長崎の社会/経済/スポーツ/文化のニュースをお届けしています

私の被爆ノート

「米兵上陸」恐れ避難

2005年8月18日 掲載
松尾 信江(64) 松尾 信江さん(64) 入市被爆 =大村市富の原1丁目=

長崎に原爆が投下された当時、現在の長崎市香焼町にあった造船所の社員寮の寮母として住み込みで働いていた母イク=当時(24)=と二人暮らし。父忠作=当時(30)=は出征しミャンマー(旧ビルマ)にいた。

まだ四歳と幼かったから「あの日」の記録はおぼろげ。母から聞いた話では、八月九日の午前中は社員が出払った寮内で母は掃除中。私は一人で同じ背丈ぐらいの日本人形などで遊んでいた。

十一時二分、「ドオーン」という爆音が響き渡り、寮のガラスが割れて飛び散った。心配して駆け寄って来た母に「ガラスが倒れてきたから伏せをしていたよ」と答えた。何事かと二人で寮の裏山に登ると、長崎方面に真っ黒な煙が立ち上っていた。

寮にはけがをして傷口からうじがわいた子どもが大勢運ばれてきた。母は、はしでうじを取るなど懸命に看護に当たったという。数日間寮で過ごした後、十六日に長崎市江の浦町の自宅の様子を見に行った。

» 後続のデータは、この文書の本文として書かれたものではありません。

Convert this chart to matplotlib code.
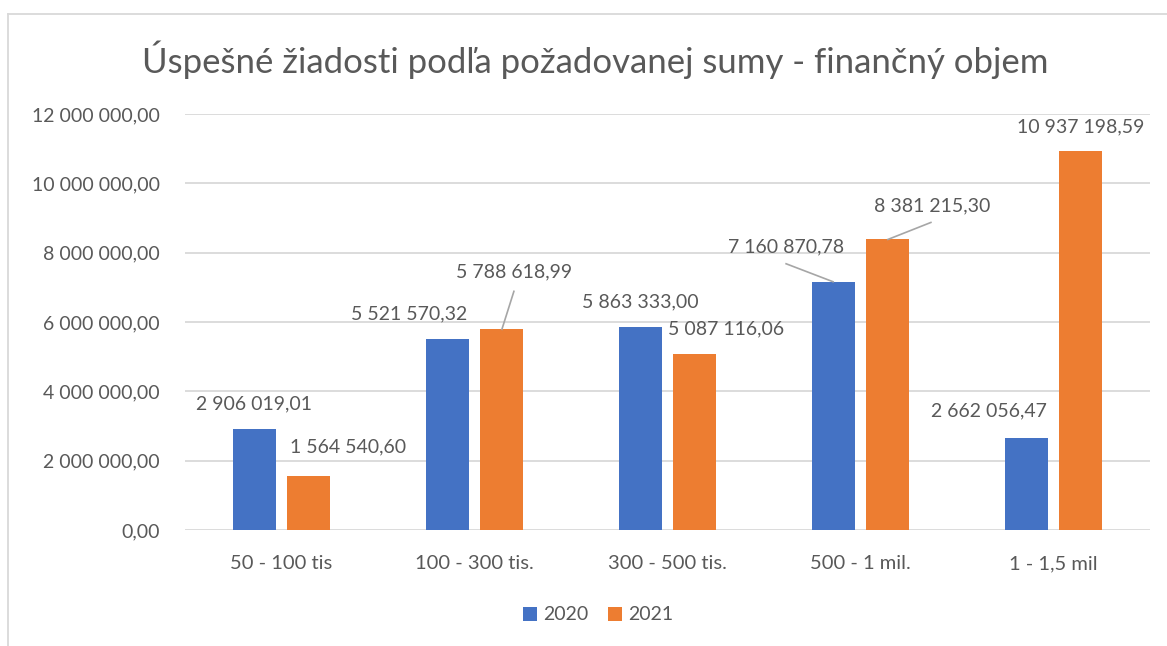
import matplotlib
matplotlib.use("Agg")
import matplotlib.pyplot as plt
import numpy as np
from matplotlib.lines import Line2D

categories = ["50 - 100 tis", "100 - 300 tis.", "300 - 500 tis.", "500 - 1 mil.", "1 - 1,5 mil"]
series_names = ["2020", "2021"]
values_2020 = [2906019.01, 5521570.32, 5863333.00, 7160870.78, 2662056.47]
values_2021 = [1564540.60, 5788618.99, 5087116.06, 8381215.30, 10937198.59]
yticks = [0, 2000000, 4000000, 6000000, 8000000, 10000000, 12000000]
title = "Úspešné žiadosti podľa požadovanej sumy - finančný objem"

colors = ["#4472C4", "#ED7D31"]
text_color = "#595959"
grid_color = "#D9D9D9"
FONT = "Lato"

# label offsets (pixels) from bar-top center to label center
offs_2020 = [(0, 25), (-38, 25), (0, 25), (-47, 35), (-37, 27)]
offs_2021 = [(39, 29), (12, 57), (31, 25), (44, 34), (0, 24)]
# leader lines: end point (dx, dy) in pixels from bar-top center, or None
lead_2020 = [None, None, None, (-47, 18), None]
lead_2021 = [None, (12, 38), None, (43, 17), None]

def fmt(v):
    s = f"{v:,.2f}"
    return s.replace(",", " ").replace(".", ",")

W, H = 1167, 646
fig = plt.figure(figsize=(W / 100, H / 100), dpi=100)
ax = fig.add_axes([185 / W, 1 - 530 / H, 965 / W, 416 / H])

x = np.arange(len(categories))
bw = 0.222
off = 0.142
b1 = ax.bar(x - off, values_2020, bw, color=colors[0], label=series_names[0], zorder=3)
b2 = ax.bar(x + off, values_2021, bw, color=colors[1], label=series_names[1], zorder=3)

ax.set_xlim(-0.5, len(categories) - 0.5)
ax.set_ylim(0, 12000000)
ax.set_yticks(yticks)
ax.set_yticklabels([fmt(v) for v in yticks], fontsize=14, color=text_color, family=FONT)
ax.set_xticks(x)
ax.set_xticklabels(categories, fontsize=14.5, color=text_color, family=FONT)
ax.tick_params(axis="both", length=0)
ax.tick_params(axis="y", pad=18)
ax.tick_params(axis="x", pad=18)
ax.grid(axis="y", color=grid_color, linewidth=1.3, zorder=0)
for s in ax.spines.values():
    s.set_visible(False)

def label(bars, vals, offs, leads):
    for rect, v, (dx, dy), lead in zip(bars, vals, offs, leads):
        xc = rect.get_x() + rect.get_width() / 2
        yt = rect.get_height()
        ax.annotate(fmt(v), xy=(xc, yt), xytext=(dx, dy), textcoords="offset pixels",
                    ha="center", va="center", fontsize=14, color=text_color, family=FONT,
                    annotation_clip=False)
        if lead is not None:
            x1, y1 = lead
            px, py = ax.transData.transform((xc, yt))
            inv = ax.transData.inverted()
            p1 = inv.transform((px + x1, py + y1))
            ax.plot([xc, p1[0]], [yt, p1[1]], color="#A6A6A6", lw=1.2, zorder=4,
                    clip_on=False)

label(b1, values_2020, offs_2020, lead_2020)
label(b2, values_2021, offs_2021, lead_2021)

fig.text(595 / W, 1 - 60 / H, title, ha="center", va="center", fontsize=25, color=text_color, family=FONT)

leg = fig.legend(handles=[b1, b2], labels=series_names, loc="center", bbox_to_anchor=(598 / W, 1 - 615 / H),
                 ncol=2, frameon=False, handlelength=0.75, handleheight=0.75,
                 columnspacing=1.0, handletextpad=0.3, prop={"family": FONT, "size": 14})
for t in leg.get_texts():
    t.set_color(text_color)

# chart frame
fig.add_artist(Line2D([8 / W, 8 / W], [0, 1 - 14 / H], color="#D9D9D9", lw=1.3))
fig.add_artist(Line2D([8 / W, 1], [1 - 14 / H, 1 - 14 / H], color="#D9D9D9", lw=1.3))

fig.savefig("out.png", dpi=100, facecolor="white")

自宅は被害を免れていたが、近所では「米兵が上陸するらしい。早く逃げんば」と騒ぎになっていた。東彼の親せき宅に避難するため、母は私を背負って、十六日夜に歩いて出発した。

爆心地を夜中に通過する時、人や馬が焼けた異様なにおいが辺りに充満していた。真っ暗闇の中、米兵の影を恐れてぞろぞろ歩いて避難する人々の足音だけを頼りに、先へ先へと急いだ。「恐らく死体を踏みながら歩いたんじゃないか。恐怖や不安を考える暇もなく、一生懸命ひたすら歩いた」(母)という。

東彼の親せき宅に着いて二、三日後、長崎市岩川町で被爆した母の妹婿が「米兵のうわさはデマだった」と迎えに来て、江の浦町の自宅に戻った。母はそれから下痢や頭痛などに襲われ、その年の十二月には頭髪がどんどん抜け始めた。病床の母を見て「死ぬんじゃないか」と不安になったのを覚えている。

被爆から六十年が過ぎたが、母と原爆について詳しく語り合うことは今もあまりない。終戦後しばらくして帰国した父にも戦時中の話を聞く機会もないまま、父は昨年亡くなった。
(大村)

<私の願い>
長崎を焼け野原に変えたような戦争は、二度と起きてほしくない。今、核兵器が使われれば世界は破滅する。戦争を知らない若い人に戦争の悲惨さを伝えたい。